An artist's farewell 

Suneet Chopra  
It is sad that both profiteering and the criminal predilections of the glitterati have all but ruined the open-to-all gatherings that our art previews used to be. Now private art events have become more important and perhaps the best of these was the preview of Anjolie Ela Menon's Paris exhibition at the residence of the Mexican Ambassador Edmundo Font, a residence where we can sit under the neem tree where the poet Octavio Paz married the lady he loved.

Edmundo, himself a poet, brought the garden and its memories alive with a number of multimedia events. And now, leaving India on June 15, the last event in his tenure takes place.

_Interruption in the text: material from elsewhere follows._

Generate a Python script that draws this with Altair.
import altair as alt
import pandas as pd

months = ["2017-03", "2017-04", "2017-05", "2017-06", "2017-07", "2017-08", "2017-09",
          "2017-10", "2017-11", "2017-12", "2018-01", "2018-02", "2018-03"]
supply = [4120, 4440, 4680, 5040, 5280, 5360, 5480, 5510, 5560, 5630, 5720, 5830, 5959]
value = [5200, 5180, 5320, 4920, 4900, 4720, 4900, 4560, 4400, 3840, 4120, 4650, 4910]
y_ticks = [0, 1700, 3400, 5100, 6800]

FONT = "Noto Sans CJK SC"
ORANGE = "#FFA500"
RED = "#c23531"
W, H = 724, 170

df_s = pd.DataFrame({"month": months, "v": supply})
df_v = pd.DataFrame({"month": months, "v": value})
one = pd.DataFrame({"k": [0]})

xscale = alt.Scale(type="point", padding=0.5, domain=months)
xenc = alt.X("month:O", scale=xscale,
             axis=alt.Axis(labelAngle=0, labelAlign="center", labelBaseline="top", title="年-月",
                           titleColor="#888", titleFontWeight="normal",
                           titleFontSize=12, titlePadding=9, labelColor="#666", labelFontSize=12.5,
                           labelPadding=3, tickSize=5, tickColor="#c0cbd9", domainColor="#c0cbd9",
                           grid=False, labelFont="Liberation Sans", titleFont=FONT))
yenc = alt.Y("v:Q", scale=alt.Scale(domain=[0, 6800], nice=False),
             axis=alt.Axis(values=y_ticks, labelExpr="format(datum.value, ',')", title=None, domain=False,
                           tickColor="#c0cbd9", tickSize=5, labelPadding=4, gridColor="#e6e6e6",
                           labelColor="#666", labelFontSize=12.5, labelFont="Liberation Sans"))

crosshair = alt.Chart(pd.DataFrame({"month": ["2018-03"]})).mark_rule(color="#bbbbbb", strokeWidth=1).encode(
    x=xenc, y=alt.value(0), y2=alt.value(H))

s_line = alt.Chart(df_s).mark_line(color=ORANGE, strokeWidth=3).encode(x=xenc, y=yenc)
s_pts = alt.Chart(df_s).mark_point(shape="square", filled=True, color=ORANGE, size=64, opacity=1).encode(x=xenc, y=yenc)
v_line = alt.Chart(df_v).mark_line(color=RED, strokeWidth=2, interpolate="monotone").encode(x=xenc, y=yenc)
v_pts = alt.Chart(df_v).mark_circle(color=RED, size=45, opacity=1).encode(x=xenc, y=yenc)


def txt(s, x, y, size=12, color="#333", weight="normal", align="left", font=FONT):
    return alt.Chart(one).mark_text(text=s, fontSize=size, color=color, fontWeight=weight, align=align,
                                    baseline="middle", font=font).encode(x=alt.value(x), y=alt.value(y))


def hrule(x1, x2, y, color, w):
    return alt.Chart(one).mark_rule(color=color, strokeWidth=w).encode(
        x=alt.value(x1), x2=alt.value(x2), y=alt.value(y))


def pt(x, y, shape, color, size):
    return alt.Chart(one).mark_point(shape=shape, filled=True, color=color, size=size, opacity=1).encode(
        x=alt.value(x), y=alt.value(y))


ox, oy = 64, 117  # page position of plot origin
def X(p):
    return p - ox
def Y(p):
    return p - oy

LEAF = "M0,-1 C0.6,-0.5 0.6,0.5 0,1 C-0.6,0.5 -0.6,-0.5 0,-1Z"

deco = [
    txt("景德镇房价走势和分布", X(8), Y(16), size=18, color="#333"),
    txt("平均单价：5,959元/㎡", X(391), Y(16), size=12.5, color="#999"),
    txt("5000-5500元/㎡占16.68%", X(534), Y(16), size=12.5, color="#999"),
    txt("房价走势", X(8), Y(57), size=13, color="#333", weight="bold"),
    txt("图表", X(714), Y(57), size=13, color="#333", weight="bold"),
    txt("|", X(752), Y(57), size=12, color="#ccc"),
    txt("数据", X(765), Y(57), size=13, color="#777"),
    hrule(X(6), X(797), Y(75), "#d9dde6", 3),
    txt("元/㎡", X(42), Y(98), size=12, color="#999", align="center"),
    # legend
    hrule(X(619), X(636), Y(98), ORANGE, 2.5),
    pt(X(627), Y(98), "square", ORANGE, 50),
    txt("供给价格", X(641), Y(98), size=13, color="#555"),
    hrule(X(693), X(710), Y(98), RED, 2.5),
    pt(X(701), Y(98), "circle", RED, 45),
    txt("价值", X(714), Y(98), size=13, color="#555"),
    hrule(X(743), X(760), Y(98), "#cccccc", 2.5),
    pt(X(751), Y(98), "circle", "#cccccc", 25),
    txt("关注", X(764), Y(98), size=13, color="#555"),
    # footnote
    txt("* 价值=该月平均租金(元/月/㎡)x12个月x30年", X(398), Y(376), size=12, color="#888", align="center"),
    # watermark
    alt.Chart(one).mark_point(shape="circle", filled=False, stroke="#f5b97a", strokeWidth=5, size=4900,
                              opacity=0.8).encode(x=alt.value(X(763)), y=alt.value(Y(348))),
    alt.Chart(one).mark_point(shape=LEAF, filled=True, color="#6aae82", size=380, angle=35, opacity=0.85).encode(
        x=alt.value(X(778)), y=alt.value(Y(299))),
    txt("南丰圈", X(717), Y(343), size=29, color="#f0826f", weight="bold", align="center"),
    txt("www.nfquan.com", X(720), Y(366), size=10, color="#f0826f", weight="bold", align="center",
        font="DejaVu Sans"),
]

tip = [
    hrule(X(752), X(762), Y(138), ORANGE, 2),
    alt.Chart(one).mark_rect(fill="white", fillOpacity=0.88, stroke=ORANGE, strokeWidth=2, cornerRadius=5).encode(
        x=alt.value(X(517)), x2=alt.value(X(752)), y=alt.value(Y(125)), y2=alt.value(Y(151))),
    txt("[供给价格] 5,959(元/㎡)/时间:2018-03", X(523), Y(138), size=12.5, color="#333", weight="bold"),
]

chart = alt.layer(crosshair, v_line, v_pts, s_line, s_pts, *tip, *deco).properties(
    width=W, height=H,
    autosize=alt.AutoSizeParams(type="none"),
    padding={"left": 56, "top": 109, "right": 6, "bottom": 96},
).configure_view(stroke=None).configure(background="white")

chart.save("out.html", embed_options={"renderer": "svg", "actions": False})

It is an exhibition of the works of Satish Gujral, the Indian artist who had himself been apprenticed to great Mexican artists like David Alfaro Siqueiros. Siqueiros' restless creativity is evidenced by his residence in Equador, where he was under house arrest, which Gujral describes as: ``One large art gallery where the floors, walls, ceilings and garden were all fused into amagnificent aesthetic composition, part painting, part sculpture, part architecture.'' Now this leftist artist's inspiration has flowered in India in a very different way in Satish.The other artist chosen for this farewell gathering is Jyoti Ranjan Panigrahi, whose tribal-style art highlights the simple pursuits of man--the hunt, the dance, the first inklings of production, of herding. These are powerful expressions of our Indian ground reality. But do we really have to go so far back to find common ground with Mexico?

M N Roy's liberating Mexico from US tutelage is a powerful link between Independent India and Mexico. Octavio Paz's term as ambassador in India, on which a book is to be released at the exhibition, is another important link. And of course, the common heritage we share of the masses seeking to assert their existence as the rulers of the land they live on and not just migrant labour. It is as true for the Chiapas as for Central Bihar. It is the feeling of all these that made Edmundo Font's stayin India memorable and his going away sad. But then, he will carry the memory of India's people with him wherever he goes, like Octavio Paz.